- _The request_
Set all the material down again unchanged, without the pictures.

- _Information supplied_
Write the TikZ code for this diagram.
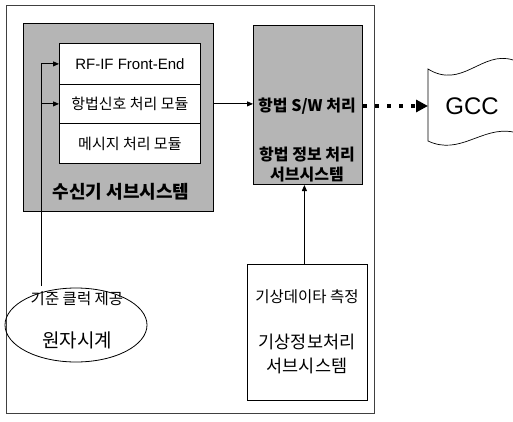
\documentclass[tikz,border=0pt]{standalone}
\usepackage{fontspec}
\setmainfont{Noto Sans CJK KR}
\newfontfamily\lat{Liberation Sans}
\usetikzlibrary{arrows.meta,shapes.geometric}
\begin{document}
\begin{tikzpicture}[x=1pt,y=-1pt,
  box/.style={draw, line width=0.8pt, inner sep=0pt, anchor=north west},
  graybox/.style={box, fill=black!29, line width=1pt},
  txt/.style={inner sep=0pt, font=\fontsize{15.5}{17}\selectfont},
  btxt/.style={inner sep=0pt, font=\fontsize{16}{18}\selectfont\bfseries},
  big/.style={inner sep=0pt, font=\fontsize{17.5}{19}\selectfont},
  arr/.style={-{Triangle[length=6pt,width=5pt]}, line width=0.8pt},
]
\useasboundingbox (0,0) rectangle (513,422);
% outer frame
\node[box, draw=black!75, minimum width=368pt, minimum height=408pt] (frame) at (6,5) {};
% receiver subsystem
\node[graybox, minimum width=190pt, minimum height=188pt] (recv) at (23,23) {};
\node[box, fill=white, minimum width=141pt, minimum height=41pt, font=\lat\fontsize{15}{17}\selectfont] (r1) at (59,43) {RF-IF Front-End};
\node[box, fill=white, minimum width=141pt, minimum height=39pt, font=\fontsize{15}{17}\selectfont] (r2) at (59,84) {항법신호 처리 모듈};
\node[box, fill=white, minimum width=141pt, minimum height=40pt, font=\fontsize{15}{17}\selectfont] (r3) at (59,123) {메시지 처리 모듈};
\node[btxt, font=\fontsize{18}{20}\selectfont\bfseries] (recvlabel) at (121,192) {수신기 서브시스템};
% navigation info processing subsystem
\node[graybox, minimum width=109pt, minimum height=159pt] (nav) at (253,25) {};
\node[btxt] (navsw) at (307,106) {항법 S/W 처리};
\node[btxt] (navname1) at (307,154) {항법 정보 처리};
\node[btxt] (navname2) at (307,175) {서브시스템};
% GCC
\draw[line width=0.7pt] (513,60) .. controls (482,50) and (462,90) .. (428,69)
  -- (428,141) .. controls (460,156) and (482,126) .. (513,132);
\coordinate (gccw) at (428,106);
\node[inner sep=0pt, font=\lat\fontsize{24}{26}\selectfont] (gcc) at (472,106) {GCC};
% atomic clock
\node[draw, ellipse, line width=0.8pt, minimum width=142pt, minimum height=74pt, inner sep=0pt] (clock) at (76,325) {};
\node[txt] (clocktop) at (77,299) {기준 클럭 제공};
\node[big, font=\fontsize{19}{21}\selectfont] (clockname) at (77,340) {원자시계};
% weather subsystem
\node[box, minimum width=120pt, minimum height=136pt] (wx) at (247,264) {};
\node[txt] (wxtop) at (307,297) {기상데이타 측정};
\node[big] (wxname1) at (307,342) {기상정보처리};
\node[big] (wxname2) at (307,366) {서브시스템};
% connectors
\coordinate (vbot) at (41,286);
\draw[arr] (vbot) |- (r1.west);
\draw[arr] (vbot |- r2.west) -- (r2.west);
\draw[arr] (recv.east |- r2.east) -- (nav.west |- r2.east);
\draw[line width=3.2pt, dash pattern=on 4pt off 8pt, -{Triangle[length=12pt,width=12pt]}] (nav.east |- navsw) -- (gccw);
\draw[arr] ([xshift=-3pt]wx.north) -- ([xshift=-3pt]wx.north |- nav.south);
\end{tikzpicture}
\end{document}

- _Task result_
Write the TikZ code for this diagram.
\documentclass[tikz,border=0pt]{standalone}
\usepackage{fontspec}
\setmainfont{Noto Sans CJK KR}
\newfontfamily\lat{Liberation Sans}
\usetikzlibrary{arrows.meta,shapes.geometric}
\begin{document}
\begin{tikzpicture}[x=1pt,y=-1pt,
  box/.style={draw, line width=0.8pt, inner sep=0pt, anchor=north west},
  graybox/.style={box, fill=black!29, line width=1pt},
  txt/.style={inner sep=0pt, font=\fontsize{15.5}{17}\selectfont},
  btxt/.style={inner sep=0pt, font=\fontsize{16}{18}\selectfont\bfseries},
  big/.style={inner sep=0pt, font=\fontsize{17.5}{19}\selectfont},
  arr/.style={-{Triangle[length=6pt,width=5pt]}, line width=0.8pt},
]
\useasboundingbox (0,0) rectangle (513,422);
% outer frame
\node[box, draw=black!75, minimum width=368pt, minimum height=408pt] (frame) at (6,5) {};
% receiver subsystem
\node[graybox, minimum width=190pt, minimum height=188pt] (recv) at (23,23) {};
\node[box, fill=white, minimum width=141pt, minimum height=41pt, font=\lat\fontsize{15}{17}\selectfont] (r1) at (59,43) {RF-IF Front-End};
\node[box, fill=white, minimum width=141pt, minimum height=39pt, font=\fontsize{15}{17}\selectfont] (r2) at (59,84) {항법신호 처리 모듈};
\node[box, fill=white, minimum width=141pt, minimum height=40pt, font=\fontsize{15}{17}\selectfont] (r3) at (59,123) {메시지 처리 모듈};
\node[btxt, font=\fontsize{18}{20}\selectfont\bfseries] (recvlabel) at (121,192) {수신기 서브시스템};
% navigation info processing subsystem
\node[graybox, minimum width=109pt, minimum height=159pt] (nav) at (253,25) {};
\node[btxt] (navsw) at (307,106) {항법 S/W 처리};
\node[btxt] (navname1) at (307,154) {항법 정보 처리};
\node[btxt] (navname2) at (307,175) {서브시스템};
% GCC
\draw[line width=0.7pt] (513,60) .. controls (482,50) and (462,90) .. (428,69)
  -- (428,141) .. controls (460,156) and (482,126) .. (513,132);
\coordinate (gccw) at (428,106);
\node[inner sep=0pt, font=\lat\fontsize{24}{26}\selectfont] (gcc) at (472,106) {GCC};
% atomic clock
\node[draw, ellipse, line width=0.8pt, minimum width=142pt, minimum height=74pt, inner sep=0pt] (clock) at (76,325) {};
\node[txt] (clocktop) at (77,299) {기준 클럭 제공};
\node[big, font=\fontsize{19}{21}\selectfont] (clockname) at (77,340) {원자시계};
% weather subsystem
\node[box, minimum width=120pt, minimum height=136pt] (wx) at (247,264) {};
\node[txt] (wxtop) at (307,297) {기상데이타 측정};
\node[big] (wxname1) at (307,342) {기상정보처리};
\node[big] (wxname2) at (307,366) {서브시스템};
% connectors
\coordinate (vbot) at (41,286);
\draw[arr] (vbot) |- (r1.west);
\draw[arr] (vbot |- r2.west) -- (r2.west);
\draw[arr] (recv.east |- r2.east) -- (nav.west |- r2.east);
\draw[line width=3.2pt, dash pattern=on 4pt off 8pt, -{Triangle[length=12pt,width=12pt]}] (nav.east |- navsw) -- (gccw);
\draw[arr] ([xshift=-3pt]wx.north) -- ([xshift=-3pt]wx.north |- nav.south);
\end{tikzpicture}
\end{document}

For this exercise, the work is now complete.